Ньютоновский критерий неглубокой объяснительной способности железного правила применим скорее к когортам, чем к голым теориям без сопровождения. Он дает нам простой, объективный и свободный от идеологии способ проверки того, объясняет ли когорта явление: может ли явление быть выведено из зафиксированных фактов и принципов когорты? Стремление Аристотеля к централизации, толчки Декарта, материя Ньютона, взаимодействующая через пустое пространство, – все это квалифицируется как причинный принцип, который может объяснить гравитацию, и все они с громогласным успехом ворвались в науку. Однако железное правило требует, чтобы такие принципы и их когорты влекли за собой то, что происходит на самом деле, и отсекали то, чего не происходит. Современный научный стандарт объяснения столь же эмпирически требователен, сколь и философски слаб.
Является ли аристотелевская психея научно приемлемой в качестве объяснительной конструкции? Да – при условии, что ее можно снабдить вспомогательными предположениями для формирования когорты, имеющей определенные наблюдаемые последствия.

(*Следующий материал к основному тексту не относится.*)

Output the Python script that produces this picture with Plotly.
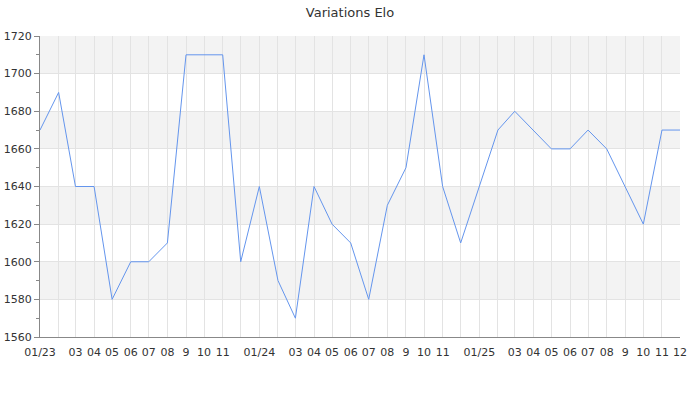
import plotly.graph_objects as go

months = [f"{y}-{m:02d}-01" for y in (2023, 2024, 2025) for m in range(1, 13)]
elo = [1670, 1690, 1640, 1640, 1580, 1600, 1600, 1610, 1710, 1710, 1710, 1600,
       1640, 1590, 1570, 1640, 1620, 1610, 1580, 1630, 1650, 1710, 1640, 1610,
       1640, 1670, 1680, 1670, 1660, 1660, 1670, 1660, 1640, 1620, 1670, 1670]
tick_labels = ["01/23", "", "03", "04", "05", "06", "07", "08", "9", "10", "11", "",
               "01/24", "", "03", "04", "05", "06", "07", "08", "9", "10", "11", "",
               "01/25", "", "03", "04", "05", "06", "07", "08", "9", "10", "11", "12"]
y_ticks = list(range(1560, 1721, 20))

fig = go.Figure()
fig.add_trace(go.Scatter(x=months, y=elo, mode="lines",
                         line=dict(color="#6495ED", width=1), hoverinfo="x+y"))

shapes = []
for lo in y_ticks[:-1]:
    if (lo // 20) % 2 == 1:  # 1580,1620,1660,1700 bands grey
        shapes.append(dict(type="rect", xref="paper", yref="y", x0=0, x1=1,
                           y0=lo, y1=lo + 20, fillcolor="#f3f3f3",
                           line=dict(width=0), layer="below"))

fig.update_layout(
    width=700, height=400,
    margin=dict(l=40, r=20, t=36, b=63),
    paper_bgcolor="white", plot_bgcolor="white",
    font=dict(family="DejaVu Sans", size=11, color="#333"),
    title=dict(text="Variations Elo", x=0.5, xanchor="center", y=0.98, yanchor="top",
               font=dict(size=13, color="#333")),
    showlegend=False,
    shapes=shapes,
    xaxis=dict(
        range=[months[0], months[-1]],
        tickmode="array", tickvals=months, ticktext=tick_labels, tickangle=0,
        showgrid=True, gridcolor="#e3e3e3", gridwidth=1,
        showline=True, linecolor="#888", linewidth=1,
        ticks="", ticklabelstandoff=5,
        zeroline=False, fixedrange=True, automargin=False,
    ),
    yaxis=dict(
        range=[1560, 1720], tickmode="array", tickvals=y_ticks,
        showgrid=True, gridcolor="#e3e3e3", gridwidth=1,
        showline=True, linecolor="#888", linewidth=1,
        ticks="outside", ticklen=5, tickcolor="#888",
        minor=dict(ticks="outside", dtick=10, ticklen=3, tickcolor="#888", showgrid=False),
        zeroline=False, fixedrange=True, automargin=False,
    ),
)

fig.write_html("out.html", config={"displayModeBar": False},
               post_script="document.body.style.margin='0';")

Даже если психея в каком-то смысле непостижима для ума XXI века, с точки зрения железного правила, она все равно является потенциальным научным объяснением, пока его причинно-следственная структура в соответствующем теоретическом контексте достаточно четко проявлена и в той же степени ясна.
Несмотря на то что концепция объяснения железного правила является допустимой, она, тем не менее, не говорит о том, что «все возможно». Взгляд атлантов на объяснительную силу не подходит. Их идеи не принесут научной славы; теория должна опираться на концепцию причинно-следственных связей.
К моменту смерти Ньютона в 1727 году уже было ясно, что он был даже среди великих светил эпохи чем-то особенным. На его похоронах гроб несли герцоги, графы и лорд-канцлер Англии; присутствовавший при этом молодой французский мыслитель эпохи Просвещения Вольтер сообщил, что Ньютона «похоронили как короля». Дань его великолепию озарила XVIII век словесным фейерверком. Шотландский философ Дэвид Хьюм описал его как «величайшего и редчайшего гения, когда-либо писавшего для украшения и наставления человечества»; Вольтер считал его «величайшим гением, когда-либо существовавшим». Маркиз де л’Опиталь, французский математик, пошел еще дальше: по его словам, Ньютон был «небесным разумом, совершенно не связанным с материей».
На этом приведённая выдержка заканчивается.